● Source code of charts
········

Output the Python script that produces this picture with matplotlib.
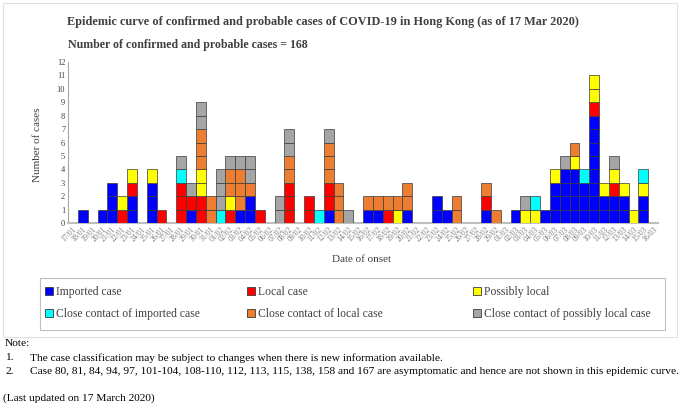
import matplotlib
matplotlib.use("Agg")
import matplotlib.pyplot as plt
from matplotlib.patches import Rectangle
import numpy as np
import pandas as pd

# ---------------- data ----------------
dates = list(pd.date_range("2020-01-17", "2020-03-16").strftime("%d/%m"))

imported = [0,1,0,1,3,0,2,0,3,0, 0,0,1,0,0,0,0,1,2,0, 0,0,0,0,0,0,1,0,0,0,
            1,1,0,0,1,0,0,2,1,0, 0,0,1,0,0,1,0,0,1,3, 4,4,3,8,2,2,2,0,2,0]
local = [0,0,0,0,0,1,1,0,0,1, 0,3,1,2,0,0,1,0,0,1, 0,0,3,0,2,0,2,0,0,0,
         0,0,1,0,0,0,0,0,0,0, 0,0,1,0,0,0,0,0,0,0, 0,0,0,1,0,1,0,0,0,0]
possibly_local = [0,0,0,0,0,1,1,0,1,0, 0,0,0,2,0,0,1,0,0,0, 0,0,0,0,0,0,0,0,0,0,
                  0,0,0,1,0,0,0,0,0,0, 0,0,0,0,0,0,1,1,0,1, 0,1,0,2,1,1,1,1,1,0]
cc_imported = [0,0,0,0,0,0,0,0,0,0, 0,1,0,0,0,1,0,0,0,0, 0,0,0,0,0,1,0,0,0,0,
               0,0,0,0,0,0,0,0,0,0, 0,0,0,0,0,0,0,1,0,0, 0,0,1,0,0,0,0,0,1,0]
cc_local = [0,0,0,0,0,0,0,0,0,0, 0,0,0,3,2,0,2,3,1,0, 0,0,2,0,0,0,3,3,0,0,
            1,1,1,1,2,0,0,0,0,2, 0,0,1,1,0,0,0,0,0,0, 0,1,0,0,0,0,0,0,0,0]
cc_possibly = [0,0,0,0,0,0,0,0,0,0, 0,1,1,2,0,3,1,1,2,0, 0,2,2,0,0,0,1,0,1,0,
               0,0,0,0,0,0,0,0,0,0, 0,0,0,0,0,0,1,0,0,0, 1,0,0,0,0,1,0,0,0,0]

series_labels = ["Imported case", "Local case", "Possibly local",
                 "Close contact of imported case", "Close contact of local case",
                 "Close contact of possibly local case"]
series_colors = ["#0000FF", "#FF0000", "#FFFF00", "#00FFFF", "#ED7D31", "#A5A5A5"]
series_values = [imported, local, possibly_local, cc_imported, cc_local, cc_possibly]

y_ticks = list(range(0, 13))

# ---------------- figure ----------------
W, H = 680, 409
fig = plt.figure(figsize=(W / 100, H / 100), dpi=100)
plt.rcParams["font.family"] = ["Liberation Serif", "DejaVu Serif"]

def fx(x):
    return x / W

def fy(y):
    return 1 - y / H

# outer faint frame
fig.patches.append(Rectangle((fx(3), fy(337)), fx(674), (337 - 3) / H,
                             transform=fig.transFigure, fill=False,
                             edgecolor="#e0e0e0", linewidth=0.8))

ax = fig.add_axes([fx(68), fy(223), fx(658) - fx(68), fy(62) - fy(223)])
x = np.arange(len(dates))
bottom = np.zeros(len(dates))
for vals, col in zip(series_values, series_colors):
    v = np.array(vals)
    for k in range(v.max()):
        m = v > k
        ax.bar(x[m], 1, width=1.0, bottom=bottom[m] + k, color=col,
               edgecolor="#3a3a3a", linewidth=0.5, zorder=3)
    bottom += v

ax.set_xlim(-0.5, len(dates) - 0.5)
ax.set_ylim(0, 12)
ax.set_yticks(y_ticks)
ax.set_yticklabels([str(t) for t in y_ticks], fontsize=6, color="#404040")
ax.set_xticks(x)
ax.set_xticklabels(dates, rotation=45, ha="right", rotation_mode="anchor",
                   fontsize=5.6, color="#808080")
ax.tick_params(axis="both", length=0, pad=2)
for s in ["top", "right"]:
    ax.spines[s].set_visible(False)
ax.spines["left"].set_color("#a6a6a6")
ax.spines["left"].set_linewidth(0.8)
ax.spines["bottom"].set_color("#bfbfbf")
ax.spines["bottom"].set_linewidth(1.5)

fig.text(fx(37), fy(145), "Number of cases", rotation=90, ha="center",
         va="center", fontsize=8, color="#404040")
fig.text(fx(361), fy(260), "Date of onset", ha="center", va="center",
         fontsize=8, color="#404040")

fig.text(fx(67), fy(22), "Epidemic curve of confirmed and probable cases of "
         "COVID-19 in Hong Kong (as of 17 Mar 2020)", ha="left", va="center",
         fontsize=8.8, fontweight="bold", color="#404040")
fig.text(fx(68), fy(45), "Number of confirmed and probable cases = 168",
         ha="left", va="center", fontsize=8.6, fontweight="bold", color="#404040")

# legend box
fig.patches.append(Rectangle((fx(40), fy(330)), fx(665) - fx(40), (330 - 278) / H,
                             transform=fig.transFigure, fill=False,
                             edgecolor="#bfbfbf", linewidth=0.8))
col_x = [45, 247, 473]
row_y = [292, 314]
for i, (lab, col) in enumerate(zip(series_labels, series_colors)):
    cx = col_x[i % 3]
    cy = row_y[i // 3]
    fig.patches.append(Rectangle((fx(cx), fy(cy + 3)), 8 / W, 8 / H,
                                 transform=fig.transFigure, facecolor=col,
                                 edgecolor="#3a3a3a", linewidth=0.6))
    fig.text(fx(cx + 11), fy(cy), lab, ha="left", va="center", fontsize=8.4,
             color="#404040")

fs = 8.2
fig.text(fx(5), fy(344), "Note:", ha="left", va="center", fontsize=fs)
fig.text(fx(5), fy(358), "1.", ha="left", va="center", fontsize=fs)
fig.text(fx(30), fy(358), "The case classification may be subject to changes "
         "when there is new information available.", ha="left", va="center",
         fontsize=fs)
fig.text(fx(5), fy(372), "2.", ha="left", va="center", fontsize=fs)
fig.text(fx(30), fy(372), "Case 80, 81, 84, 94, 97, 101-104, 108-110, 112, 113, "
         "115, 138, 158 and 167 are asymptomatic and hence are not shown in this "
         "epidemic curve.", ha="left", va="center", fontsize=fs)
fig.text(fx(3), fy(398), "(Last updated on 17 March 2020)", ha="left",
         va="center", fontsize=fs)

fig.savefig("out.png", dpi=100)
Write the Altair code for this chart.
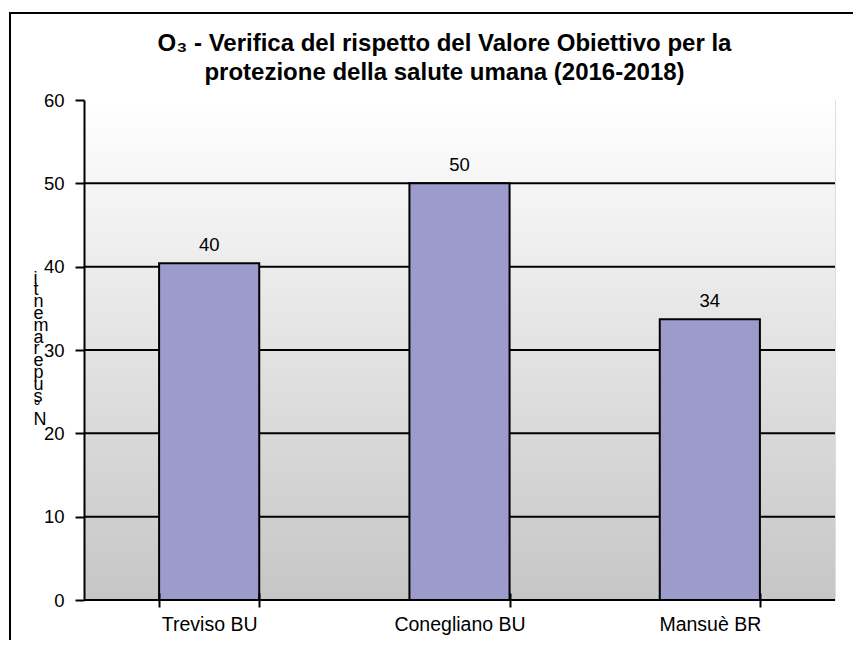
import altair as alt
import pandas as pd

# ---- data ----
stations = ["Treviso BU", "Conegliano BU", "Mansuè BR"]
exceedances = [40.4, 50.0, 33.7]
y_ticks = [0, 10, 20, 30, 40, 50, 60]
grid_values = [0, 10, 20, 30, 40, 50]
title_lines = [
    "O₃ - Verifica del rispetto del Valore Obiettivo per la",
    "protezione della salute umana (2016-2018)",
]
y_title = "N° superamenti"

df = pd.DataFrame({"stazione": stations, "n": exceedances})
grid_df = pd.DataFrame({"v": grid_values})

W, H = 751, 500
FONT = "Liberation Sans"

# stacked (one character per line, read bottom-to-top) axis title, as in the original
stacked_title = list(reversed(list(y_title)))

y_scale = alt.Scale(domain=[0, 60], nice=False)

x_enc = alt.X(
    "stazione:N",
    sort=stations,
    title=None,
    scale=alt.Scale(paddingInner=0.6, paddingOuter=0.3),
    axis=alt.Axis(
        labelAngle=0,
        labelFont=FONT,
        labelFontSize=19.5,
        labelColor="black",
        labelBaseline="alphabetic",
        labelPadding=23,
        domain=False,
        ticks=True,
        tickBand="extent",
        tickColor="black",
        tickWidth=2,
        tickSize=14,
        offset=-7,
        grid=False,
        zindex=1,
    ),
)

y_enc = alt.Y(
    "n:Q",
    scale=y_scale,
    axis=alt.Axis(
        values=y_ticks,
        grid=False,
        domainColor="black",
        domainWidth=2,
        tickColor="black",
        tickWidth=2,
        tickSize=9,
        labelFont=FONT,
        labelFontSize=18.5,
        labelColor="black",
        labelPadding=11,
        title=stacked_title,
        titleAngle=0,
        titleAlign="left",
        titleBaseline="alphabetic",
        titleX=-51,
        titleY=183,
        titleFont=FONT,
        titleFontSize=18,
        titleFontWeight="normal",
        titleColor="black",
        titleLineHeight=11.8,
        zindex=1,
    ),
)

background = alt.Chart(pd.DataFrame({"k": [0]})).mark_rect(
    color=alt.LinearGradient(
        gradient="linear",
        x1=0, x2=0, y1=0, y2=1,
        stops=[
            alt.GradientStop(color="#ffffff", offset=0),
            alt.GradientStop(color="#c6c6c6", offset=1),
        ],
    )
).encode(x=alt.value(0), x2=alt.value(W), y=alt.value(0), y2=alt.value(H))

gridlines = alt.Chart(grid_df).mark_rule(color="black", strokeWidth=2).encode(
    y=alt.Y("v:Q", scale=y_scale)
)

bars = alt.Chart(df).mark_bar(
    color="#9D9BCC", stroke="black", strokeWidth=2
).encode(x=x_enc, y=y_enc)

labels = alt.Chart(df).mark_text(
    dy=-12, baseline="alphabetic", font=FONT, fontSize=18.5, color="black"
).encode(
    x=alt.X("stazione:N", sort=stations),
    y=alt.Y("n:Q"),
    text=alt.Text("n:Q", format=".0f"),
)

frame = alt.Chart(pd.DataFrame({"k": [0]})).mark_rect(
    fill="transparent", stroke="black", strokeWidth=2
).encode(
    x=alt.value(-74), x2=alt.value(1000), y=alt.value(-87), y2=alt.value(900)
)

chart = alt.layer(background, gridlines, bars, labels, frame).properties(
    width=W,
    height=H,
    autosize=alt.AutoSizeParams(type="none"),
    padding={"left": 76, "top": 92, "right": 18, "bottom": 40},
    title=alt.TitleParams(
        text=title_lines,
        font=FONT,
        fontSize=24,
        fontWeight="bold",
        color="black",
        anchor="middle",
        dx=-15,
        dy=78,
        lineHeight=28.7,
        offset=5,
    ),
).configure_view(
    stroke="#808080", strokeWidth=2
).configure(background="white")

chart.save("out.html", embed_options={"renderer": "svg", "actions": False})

········

● Problem requirements
Look above for the line with "Write the Altair code for this chart." and the line with "y_scale = alt.Scale(domain=[0, 60], nice=False)"; set down those two lines and all lines between them exactly, without pictures and without anything else.

● Output for this task
Write the Altair code for this chart.
import altair as alt
import pandas as pd

# ---- data ----
stations = ["Treviso BU", "Conegliano BU", "Mansuè BR"]
exceedances = [40.4, 50.0, 33.7]
y_ticks = [0, 10, 20, 30, 40, 50, 60]
grid_values = [0, 10, 20, 30, 40, 50]
title_lines = [
    "O₃ - Verifica del rispetto del Valore Obiettivo per la",
    "protezione della salute umana (2016-2018)",
]
y_title = "N° superamenti"

df = pd.DataFrame({"stazione": stations, "n": exceedances})
grid_df = pd.DataFrame({"v": grid_values})

W, H = 751, 500
FONT = "Liberation Sans"

# stacked (one character per line, read bottom-to-top) axis title, as in the original
stacked_title = list(reversed(list(y_title)))

y_scale = alt.Scale(domain=[0, 60], nice=False)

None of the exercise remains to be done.